6. Interpretive disputes and partisan framing
Political actors have used the same documents to push competing narratives: some Republicans and supporters of Trump have highlighted that many names appear without evidence of criminality and have accused Democrats of selective leaks; Democrats and critics have pointed to emails and other documents released later that they say raise additional questions about relationships [12] [13] [14]. News organizations and fact-checkers caution that the documents can be cherry-picked to imply more than they prove and that associations do not equal guilt [5] [15].
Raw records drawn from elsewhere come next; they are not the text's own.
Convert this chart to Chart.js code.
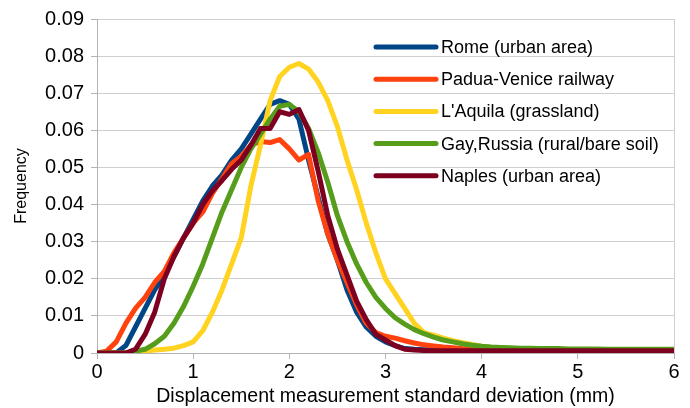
<!DOCTYPE html>
<html>
<head>
<meta charset="utf-8">
<script src="https://cdn.jsdelivr.net/npm/chart.js@4.4.0/dist/chart.umd.min.js"></script>
<style>
  body { margin: 0; background: #fff; }
  #wrap { width: 690px; height: 408px; }
</style>
</head>
<body>
<div id="wrap"><canvas id="freqChart" width="690" height="408"></canvas></div>
<script>
// displacement std. deviation (mm), sampled every 0.1 mm
const stdDev = [
  0.0, 0.1, 0.2, 0.3, 0.4, 0.5, 0.6, 0.7, 0.8, 0.9,
  1.0, 1.1, 1.2, 1.3, 1.4, 1.5, 1.6, 1.7, 1.8, 1.9,
  2.0, 2.1, 2.2, 2.3, 2.4, 2.5, 2.6, 2.7, 2.8, 2.9,
  3.0, 3.1, 3.2, 3.3, 3.4, 3.5, 3.6, 3.7, 3.8, 3.9,
  4.0, 4.1, 4.2, 4.3, 4.4, 4.5, 4.6, 4.7, 4.8, 4.9,
  5.0, 5.1, 5.2, 5.3, 5.4, 5.5, 5.6, 5.7, 5.8, 5.9, 6.0
];

const rome = [
  0, 0, 0, 0.002, 0.007, 0.012, 0.017, 0.021, 0.026, 0.031,
  0.036, 0.041, 0.045, 0.048, 0.052, 0.055, 0.059, 0.063, 0.067, 0.068,
  0.067, 0.063, 0.052, 0.042, 0.032, 0.025, 0.017, 0.011, 0.007, 0.0045,
  0.003, 0.002, 0.0012, 0.001, 0.0009, 0.0008, 0.0008, 0.0007, 0.0007, 0.0006,
  0.0006, 0.0006, 0.0006, 0.0005, 0.0005, 0.0005, 0.0005, 0.0005, 0.0005, 0.0005,
  0.0005, 0.0005, 0.0005, 0.0005, 0.0005, 0.0005, 0.0005, 0.0005, 0.0005, 0.0005, 0.0005
];

const padua = [
  0, 0.0005, 0.003, 0.008, 0.012, 0.015, 0.019, 0.022, 0.027, 0.031,
  0.035, 0.038, 0.043, 0.047, 0.051, 0.053, 0.056, 0.057, 0.0567, 0.0575,
  0.055, 0.052, 0.0535, 0.041, 0.032, 0.025, 0.019, 0.013, 0.008, 0.0055,
  0.0045, 0.004, 0.0033, 0.0027, 0.0022, 0.0019, 0.0016, 0.0014, 0.0012, 0.0011,
  0.001, 0.001, 0.001, 0.0009, 0.0009, 0.0009, 0.0009, 0.0009, 0.0008, 0.0008,
  0.0008, 0.0008, 0.0008, 0.0008, 0.0008, 0.0008, 0.0008, 0.0008, 0.0008, 0.0008, 0.0008
];

const aquila = [
  0, 0, 0, 0, 0.0003, 0.0005, 0.0008, 0.001, 0.0013, 0.002,
  0.003, 0.006, 0.011, 0.017, 0.024, 0.031, 0.045, 0.056, 0.068, 0.0745,
  0.077, 0.078, 0.0765, 0.073, 0.068, 0.061, 0.052, 0.044, 0.035, 0.027,
  0.020, 0.016, 0.012, 0.008, 0.0055, 0.0048, 0.004, 0.0033, 0.0028, 0.0023,
  0.0018, 0.0015, 0.0013, 0.0012, 0.001, 0.001, 0.0009, 0.0009, 0.0008, 0.0008,
  0.0007, 0.0007, 0.0007, 0.0006, 0.0006, 0.0006, 0.0006, 0.0005, 0.0005, 0.0005, 0.0005
];

const gay = [
  0, 0, 0, 0, 0.0005, 0.001, 0.0025, 0.0045, 0.008, 0.0125,
  0.018, 0.024, 0.031, 0.038, 0.044, 0.050, 0.055, 0.059, 0.063, 0.0665,
  0.067, 0.065, 0.0605, 0.054, 0.046, 0.037, 0.030, 0.024, 0.019, 0.015,
  0.012, 0.0095, 0.0078, 0.0063, 0.0052, 0.0043, 0.0035, 0.003, 0.0025, 0.0021,
  0.0018, 0.0016, 0.0015, 0.0014, 0.0013, 0.0013, 0.0012, 0.0012, 0.0012, 0.0011,
  0.0011, 0.0011, 0.0011, 0.001, 0.001, 0.001, 0.001, 0.001, 0.001, 0.001, 0.001
];

const naples = [
  0, 0, 0, 0, 0.001, 0.005, 0.011, 0.020, 0.026, 0.031,
  0.035, 0.040, 0.0437, 0.0465, 0.0495, 0.052, 0.056, 0.0605, 0.0605, 0.065,
  0.0643, 0.0656, 0.060, 0.049, 0.037, 0.028, 0.021, 0.014, 0.009, 0.005,
  0.0035, 0.002, 0.001, 0.0008, 0.0007, 0.0006, 0.0006, 0.0006, 0.0006, 0.0006,
  0.0006, 0.0006, 0.0006, 0.0006, 0.0006, 0.0006, 0.0006, 0.0006, 0.0006, 0.0006,
  0.0006, 0.0006, 0.0006, 0.0006, 0.0006, 0.0006, 0.0006, 0.0006, 0.0006, 0.0006, 0.0006
];

const seriesNames = [
  'Rome (urban area)',
  'Padua-Venice railway',
  "L'Aquila (grassland)",
  'Gay,Russia (rural/bare soil)',
  'Naples (urban area)'
];
const seriesValues = [rome, padua, aquila, gay, naples];
const seriesColors = ['#004586', '#ff420e', '#ffd320', '#579d1c', '#7e0021'];

const FONT = "'Liberation Sans', Arial, sans-serif";

// legend drawn inside the plot, top right, like the original
const innerLegend = {
  id: 'innerLegend',
  afterDatasetsDraw(chart) {
    const ctx = chart.ctx;
    ctx.save();
    ctx.font = '18px ' + FONT;
    ctx.textBaseline = 'middle';
    seriesNames.forEach((name, i) => {
      const y = 47 + i * 32.2;
      ctx.strokeStyle = seriesColors[i];
      ctx.lineWidth = 5;
      ctx.lineCap = 'round';
      ctx.beginPath();
      ctx.moveTo(376, y);
      ctx.lineTo(436, y);
      ctx.stroke();
      ctx.fillStyle = '#000';
      ctx.fillText(name, 441, y + 1);
    });
    ctx.restore();
  }
};

const datasets = seriesValues.map((vals, i) => ({
  label: seriesNames[i],
  data: vals.map((v, j) => ({ x: stdDev[j], y: v })),
  borderColor: seriesColors[i],
  backgroundColor: seriesColors[i],
  borderWidth: 5,
  pointRadius: 0,
  tension: 0,
  borderJoinStyle: 'round',
  order: seriesValues.length - i
}));

new Chart(document.getElementById('freqChart'), {
  type: 'line',
  data: { datasets },
  options: {
    responsive: false,
    animation: false,
    layout: { padding: { top: 17, right: 16, left: 0, bottom: 0 } },
    plugins: { legend: { display: false }, tooltip: { enabled: false } },
    scales: {
      x: {
        type: 'linear',
        min: 0,
        max: 6,
        ticks: { stepSize: 1, color: '#000', font: { family: FONT, size: 20 }, padding: 1, maxRotation: 0 },
        grid: {
          display: true,
          color: c => (c.tick && c.tick.value === 6) ? '#cfcfcf' : 'rgba(0,0,0,0)',
          tickColor: '#b3b3b3',
          tickLength: 6
        },
        border: { color: '#b3b3b3' },
        title: { display: true, text: 'Displacement measurement standard deviation (mm)', color: '#000', font: { family: FONT, size: 19.5 }, padding: { top: 0, bottom: 0 } },
        afterFit(scale) { scale.height = 55; }
      },
      y: {
        min: 0,
        max: 0.09,
        ticks: {
          stepSize: 0.01,
          color: '#000',
          font: { family: FONT, size: 20 },
          padding: 7,
          callback: v => v === 0 ? '0' : v.toFixed(2)
        },
        grid: { color: '#cfcfcf', tickColor: '#b3b3b3', tickLength: 6 },
        border: { color: '#b3b3b3' },
        title: { display: true, text: 'Frequency', color: '#000', font: { family: FONT, size: 16 }, padding: { top: 12, bottom: 0 } },
        afterFit(scale) { scale.width = 97; }
      }
    }
  },
  plugins: [innerLegend]
});
</script>
</body>
</html>
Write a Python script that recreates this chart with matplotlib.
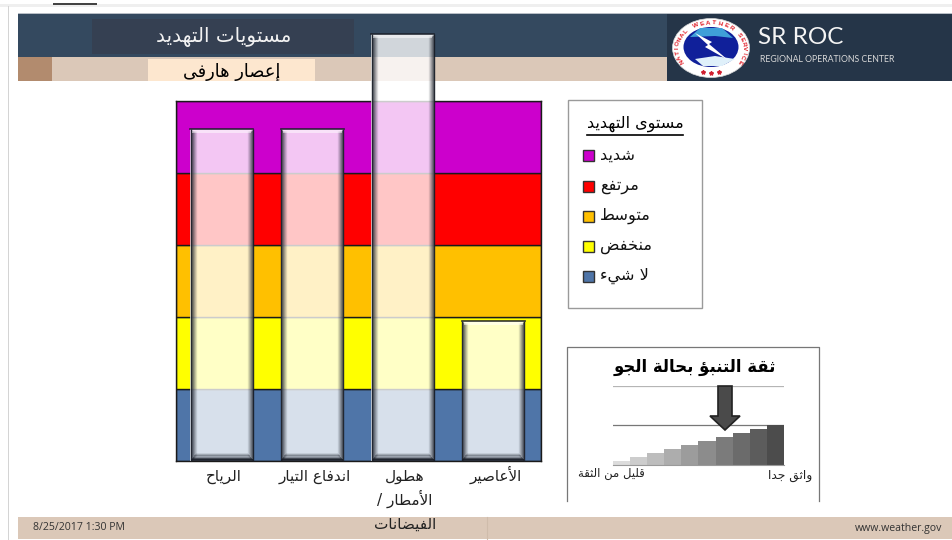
import unicodedata
import numpy as np
import matplotlib
matplotlib.use('Agg')
from matplotlib import pyplot as plt
from matplotlib.patches import Rectangle, Ellipse, Polygon

categories = ['الرياح', 'اندفاع التيار', 'هطول\nالأمطار /\nالفيضانات', 'الأعاصير']
threat_values = [4.61, 4.61, 5.93, 1.94]

level_names = ['لا شيء', 'منخفض', 'متوسط', 'مرتفع', 'شديد']
level_colors = ['#4f75a8', '#ffff00', '#ffc000', '#ff0000', '#cc00cc']

confidence_values = [1, 2, 3, 4, 5, 6, 7, 8, 9, 10]
confidence_colors = ['#dcdcdc', '#cdcdcd', '#bdbdbd', '#adadad', '#9c9c9c',
                     '#8c8c8c', '#7b7b7b', '#6b6b6b', '#5c5c5c', '#4c4c4c']

title_text = 'مستويات التهديد'
subtitle_text = 'إعصار هارفى'
legend_title = 'مستوى التهديد'
confidence_title = 'ثقة التنبؤ بحالة الجو'
confidence_low = 'قليل من الثقة'
confidence_high = 'واثق جدا'

W, H = 953, 540


# matplotlib does not shape arabic, so pick the presentation forms by hand
def build_forms():
    forms = {}
    for code in range(0xFE70, 0xFEFD):
        parts = unicodedata.decomposition(chr(code)).split()
        if len(parts) < 2 or parts[0] not in ('<isolated>', '<final>', '<initial>', '<medial>'):
            continue
        key = ''.join(chr(int(p, 16)) for p in parts[1:])
        forms.setdefault(key, {})[parts[0].strip('<>')] = chr(code)
    return forms


FORMS = build_forms()


def ar(text):
    lines = []
    for line in text.split('\n'):
        tokens = []
        i = 0
        while i < len(line):
            if line[i:i + 2] in FORMS:
                tokens.append(line[i:i + 2])
                i += 2
            else:
                tokens.append(line[i])
                i += 1
        out = []
        for i, t in enumerate(tokens):
            if t not in FORMS:
                out.append(t)
                continue
            prev = tokens[i - 1] if i > 0 else ''
            nxt = tokens[i + 1] if i + 1 < len(tokens) else ''
            after_join = 'initial' in FORMS.get(prev, {})
            before_join = 'initial' in FORMS[t] and 'final' in FORMS.get(nxt, {})
            if after_join and before_join:
                out.append(FORMS[t]['medial'])
            elif after_join and 'final' in FORMS[t]:
                out.append(FORMS[t]['final'])
            elif before_join:
                out.append(FORMS[t]['initial'])
            else:
                out.append(FORMS[t].get('isolated', t))
        lines.append(''.join(reversed(out)))
    return '\n'.join(lines)


def pixel_axes(fig, x0, y0, x1, y1, **kw):
    return fig.add_axes([x0 / W, 1 - y1 / H, (x1 - x0) / W, (y1 - y0) / H], **kw)


def draw_logo(bg):
    cx, cy = 711, 48
    bg.add_patch(Ellipse((cx, cy), 77, 59, fc='white', ec='#d8d8d8', lw=0.5))
    bg.add_patch(Ellipse((cx, cy - 1), 55, 40, fc='#10209a', ec='none'))
    bg.add_patch(Polygon([(690, 37), (700, 28), (722, 28), (733, 38), (715, 36)], fc='#3f9fd8', ec='none'))
    bg.add_patch(Polygon([(695, 59), (715, 56), (735, 59), (722, 66), (703, 66)], fc='#dff0fa', ec='none'))
    bg.add_patch(Polygon([(695, 33), (712, 42), (709, 44), (728, 60), (705, 47), (708, 45)], fc='white', ec='none'))
    word = 'NATIONAL WEATHER SERVICE'
    angles = np.linspace(212, -32, len(word))
    for ch, t in zip(word, angles):
        rad = np.deg2rad(t)
        bg.text(cx + 33.5 * np.cos(rad), cy - 25 * np.sin(rad), ch, color='#e0202a', fontsize=4.6,
                fontweight='bold', rotation=t - 90, ha='center', va='center', family='Liberation Sans')
    bg.plot([703, 711, 719], [72, 73, 72], ls='none', marker='*', ms=3, color='#d02030')


def draw_bevel(ax, x, value, width):
    # dark rim fading inwards, like a powerpoint bevel
    y_px = 1 / 72.0
    x_px = 1 / 90.5
    left = x - width / 2
    for k, alpha in enumerate([0.95, 0.62, 0.46, 0.32, 0.2, 0.1]):
        inset_x = (k + 0.5) * x_px
        inset_y = (k + 0.5) * y_px
        # sides
        for side_x in (left + inset_x, left + width - inset_x):
            ax.plot([side_x, side_x], [inset_y, value - min(k, 2) * y_px], color=(0.1, 0.12, 0.16, alpha), lw=1,
                    clip_on=False, zorder=4, solid_capstyle='butt')
        # bottom band is a bit wider than the sides
        ax.plot([left + inset_x, left + width - inset_x], [1.3 * inset_y] * 2, color=(0.1, 0.12, 0.16, alpha),
                lw=1.4, clip_on=False, zorder=4, solid_capstyle='butt')
    ax.plot([left, left + width], [value, value], color=(0.1, 0.12, 0.16, 0.9), lw=1.2, clip_on=False, zorder=4)
    ax.add_patch(Rectangle((left + 2 * x_px, value - 3.5 * y_px), width - 4 * x_px, 2.5 * y_px,
                           fc=(1, 1, 1, 0.5), ec='none', clip_on=False, zorder=4))


fig = plt.figure(figsize=(W / 100, H / 100), dpi=100, facecolor='white')

# page furniture
bg = pixel_axes(fig, 0, 0, W, H, zorder=0)
bg.set_xlim(0, W)
bg.set_ylim(H, 0)
bg.axis('off')
bg.add_patch(Rectangle((0, 4), W, 3, fc='#efefef', ec='none'))
bg.add_patch(Rectangle((53, 3), 44, 2, fc='#444444', ec='none'))
bg.add_patch(Rectangle((8, 6), 1.2, H, fc='#d4d4d4', ec='none'))
bg.add_patch(Rectangle((18, 13), 649, 44, fc='#34495f', ec='none'))
bg.add_patch(Rectangle((667, 13), W - 667, 68, fc='#253548', ec='none'))
bg.add_patch(Rectangle((18, 13), W - 18, 1, fc='#b8bec6', ec='none'))
bg.add_patch(Rectangle((92, 19), 262, 35, fc='#354052', ec='none'))
bg.add_patch(Rectangle((18, 57), 649, 24, fc='#dbc8b8', ec='none'))
bg.add_patch(Rectangle((18, 57), 34, 24, fc='#b28b6e', ec='none'))
bg.add_patch(Rectangle((148, 59), 167, 22, fc='#fde7cf', ec='none'))
bg.add_patch(Rectangle((18, 517), W - 18, 22, fc='#dbc8b8', ec='none'))
bg.plot([487, 487], [517, 539], color='#cfbcab', lw=0.8)

bg.text(224, 37, ar(title_text), color='#f2f2f2', fontsize=14.3, ha='center', va='center')
bg.text(232, 72, ar(subtitle_text), color='black', fontsize=12.8, ha='center', va='center')
draw_logo(bg)
bg.text(758, 38, 'SR ROC', color='#f4f4f4', fontsize=17.5, ha='left', va='center', family='Lato')
bg.text(760, 60, 'REGIONAL OPERATIONS CENTER', color='#d8d8d8', fontsize=6.3, ha='left', va='center',
        family='Lato')
bg.text(33, 528, '8/25/2017 1:30 PM', color='#333333', fontsize=7.6, ha='left', va='center', family='Open Sans')
bg.text(942, 528, 'www.weather.gov', color='#333333', fontsize=7.6, ha='right', va='center', family='Open Sans')

# legend panel
bg.add_patch(Rectangle((568, 100), 134, 208, fc='white', ec='#9a9a9a', lw=1))
bg.text(635, 124, ar(legend_title), color='black', fontsize=11.5, ha='center', va='center')
bg.plot([587, 683], [135, 135], color='black', lw=1.2)
legend_y = [155, 186, 216, 246, 276]
for y, name, color in zip(legend_y, reversed(level_names), reversed(level_colors)):
    bg.add_patch(Rectangle((583, y - 5.5), 11, 11, fc=color, ec='#333333', lw=1))
    bg.text(600, y, ar(name), color='#111111', fontsize=11.6, ha='left', va='center')

# confidence panel frame
bg.plot([567, 567, 819, 819], [501, 346.5, 346.5, 501], color='#777777', lw=0.9)
bg.text(694.5, 367, ar(confidence_title), color='black', fontsize=11.9, fontweight='bold', ha='center', va='center')
bg.text(611.5, 474, ar(confidence_low), color='#222222', fontsize=8.4, ha='center', va='center')
bg.text(790, 476, ar(confidence_high), color='#222222', fontsize=8.8, ha='center', va='center')

# threat chart
ax = pixel_axes(fig, 176, 101, 541, 461, zorder=2)
ax.patch.set_alpha(0)
ax.set_xlim(-0.503, 3.53)
ax.set_ylim(0, 5)
for i, color in enumerate(level_colors):
    ax.axhspan(i, i + 1, fc=color, ec='#1a1a1a', lw=1, zorder=1)
x = np.arange(len(categories))
bar_width = 63 / 90.5
ax.bar(x, threat_values, width=bar_width, color=(1, 1, 1, 0.78), edgecolor='none', clip_on=False, zorder=3)
for xi, v in zip(x, threat_values):
    draw_bevel(ax, xi, v, bar_width)
ax.set_xticks(x)
ax.set_xticklabels([])
ax.set_yticks([])
ax.tick_params(axis='x', length=0)
# one annotation per line so the first baselines stay level
for xi, label in zip(x, categories):
    for n, line in enumerate(label.split('\n')):
        ax.annotate(ar(line), xy=(xi + 0.025, 0), xycoords=('data', 'axes fraction'),
                    xytext=(0, -14.5 - n * 17), textcoords='offset points',
                    ha='center', va='baseline', fontsize=11, color='#222222', annotation_clip=False)
for side in ax.spines.values():
    side.set_color('#1a1a1a')
    side.set_linewidth(1)

# confidence mini chart
cx = pixel_axes(fig, 613, 386, 784, 464.5, zorder=2)
cx.patch.set_alpha(0)
cx.bar(np.arange(len(confidence_values)), confidence_values, width=1.0, color=confidence_colors,
       edgecolor='none', zorder=2)
cx.set_xlim(-0.5, 9.5)
cx.set_ylim(0, 20)
cx.set_yticks([10, 20])
cx.set_yticklabels([])
cx.set_xticks([])
cx.yaxis.grid(True, color='#b5b5b5', lw=0.9)
cx.get_ygridlines()[0].set_color('#777777')
cx.tick_params(length=0)
for name, side in cx.spines.items():
    side.set_visible(name == 'bottom')
    side.set_color('#9a9a9a')

# arrow sits over the mini chart
over = pixel_axes(fig, 0, 0, W, H, zorder=3)
over.set_xlim(0, W)
over.set_ylim(H, 0)
over.axis('off')
over.add_patch(Polygon([(718, 386), (732, 386), (732, 416), (740, 416), (725, 430), (710, 416), (718, 416)],
                       fc='#4a4a4a', ec='#222222', lw=1.2))

plt.savefig('out.png', dpi=100)
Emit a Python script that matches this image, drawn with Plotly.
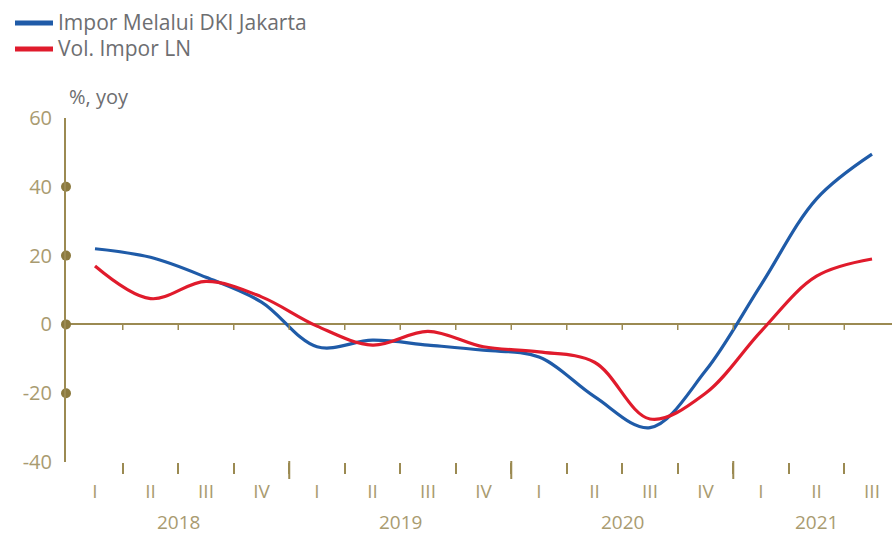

7. Limitations in the public record and remaining unknowns
Available sources repeatedly note substantial caveats: flight logs use initials and shorthand, pilots sometimes logged passengers ambiguously, and released batches have been partial and redacted — meaning presence on a list is ambiguous and contextual details (purpose of travel, co-passengers, timing relative to alleged crimes) are often missing from public files [6] [4] [7]. Available sources do not mention any definitive, public legal finding that any named third party was complicit based solely on flight logs [5].
8. Takeaway for readers
Flight logs reliably document contact and travel but are evidence of association, not proof of criminality; in the released material Bill Clinton emerges as a frequent passenger in a concentrated post-presidential period, while Donald Trump appears multiple times in the 1990s but far less frequently in the logged windows cited by reporting — interpreting what that means requires caution, full context and corroborating evidence beyond a name on a manifest [1] [2] [10].